What is meant by international economics?
By INTERNATIONAL ECONOMICS we understand the analysis of global goods and asset markets. Our goal is to understand the determinants and effects of international trade flows and to assess the consequences of regulating these flows through various policy measures. Moreover, we want to comprehend the behavior of international financial markets, the conduct of multinational firms, the evolution and structure of countries’ foreign assets and liabilities, the fluctuations of exchange rates, as well as the causes and consequences of international financial crises. In our analysis, we use formal economic models to develop hypotheses, and econometric techniques to estimate parameters and to test hypotheses. Some of the sample course slides convey an idea of how this approach is implemented in our lectures.
Prospective students interested in our program are recommended to have a look at some of the textbooks that we use for teaching international economics:
Krugman, Paul, Maurice Obstfeld, and Marc Melitz (2014): International Economics – Theory and Policy, 10th Edition. Prentice Hall.
Feenstra, Robert (2015): Advanced International Trade - Theory and Evidence, 2nd Edition. Princeton University Press.
Harms, Philipp (2016): International Macroeconomics, 2nd Edition. Mohr Siebeck.
Obstfeld, Maurice and Kenneth Rogoff (1996): Foundations of International Macroeconomics. MIT Press
What is meant by public policy?
PUBLIC POLICY, as we teach it in the MIEPP-program, is the study of the role of the government in the economy. To do so, we work both with macroeconomic general equilibrium models as well as with microeconomic models. We focus on teaching a better understanding of current economic policy and we are concerned with asking when and how the government might intervene in the economy, as well as how the government’s intervention affects economic outcomes. We thus take an approach to the study of public policy which is deeply rooted in economic theory and empirics.
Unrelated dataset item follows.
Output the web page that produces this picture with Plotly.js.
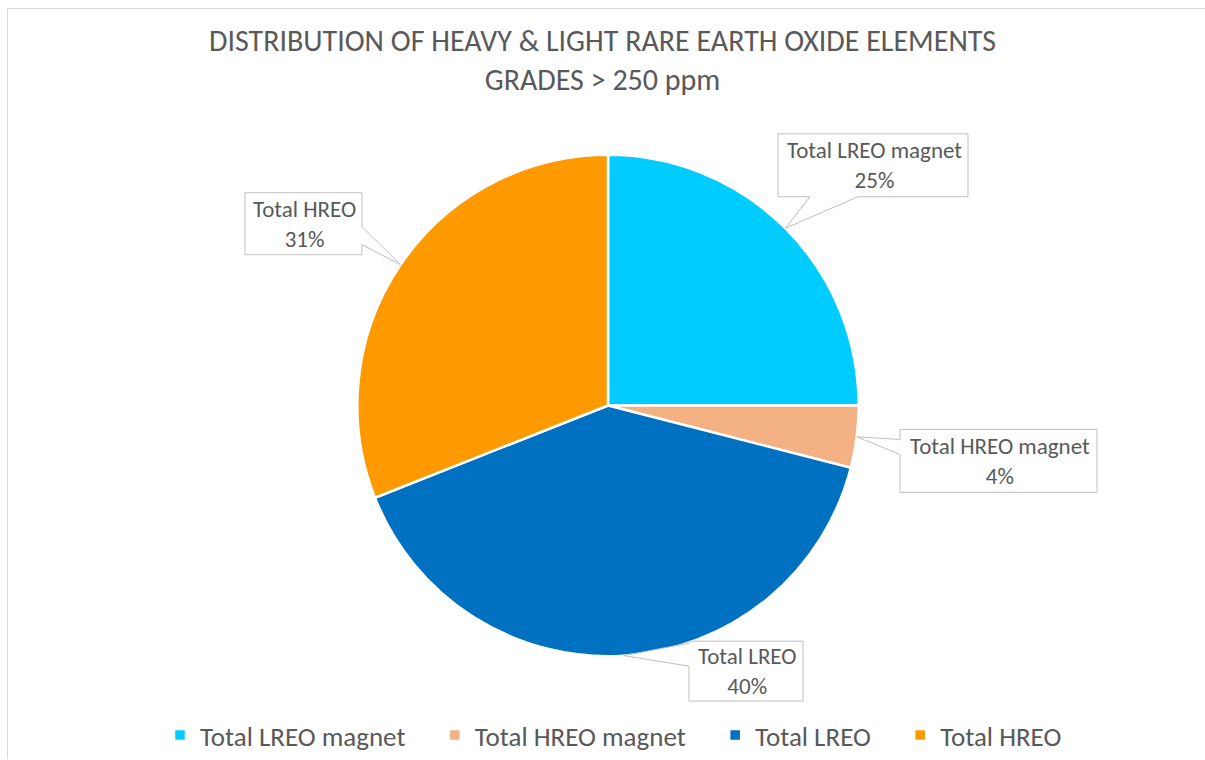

We work with standard assumptions concerning individual behaviour ('homo oeconomicus'), as well as with models of behavioural economics grounded in psychological thinking. While in the study of public policy we exploit potential interdisciplinary linkages and put an emphasis on practical relevance, our program is deliberately economics-centered, because we believe that a sound and formal understanding of the economic trade-offs involved in government decision-making should be an integral part in the education of future decision-makers.
Prospective students interested in our program should also have a look at some of the textbooks that we use for teaching public policy:
Aghion, P., and P. Howitt (1998): Endogenous Growth Theory. MIT Press, Cambridge, Massachusetts.
Gayer, Ted and Rosen, Harvey (2013): Public Finance. 10th edition. Irwin: McGraw-Hill.
Gruber, Jonathan (2016): Public Finance and Public Policy, 5th Edition. New York: Worth Publishers.
Hindriks, Jean and Gareth Myles (2006): Intermediate Public Economics. Cambridge, MA: MIT Press.
Pissarides, C. A. (2000): Equilibrium Unemployment Theory. MIT Press, Cambridge, Massachusetts.
Romer, D. (2011): Advanced Macroeconomics. Mcgraw-Hill Higher Education, 4th edition
Do I need strong quantitative skills?
MIEPP is essentially a master level economics program. This means we address economic, financial, social, and policy questions mainly from a scientific point of view and by employing quantitative empirical and theoretical methods. We thus highly recommend that students master the quantitative techniques and methods taught in undergraduate business/economics programs. If you apply for our program, we strongly encourage you -- especially in case you haven’t taken any math or statistics course in your undergraduate studies -- to have a look at the excellent textbook by Knut Sydsaeter and Peter Hammond (“Essential Mathematics for Economic Analysis”) in order to check whether you meet this requirement. We also recommend you to have a look at the sample course slides to check if you are comfortable with such a quantitative way of course material delivery.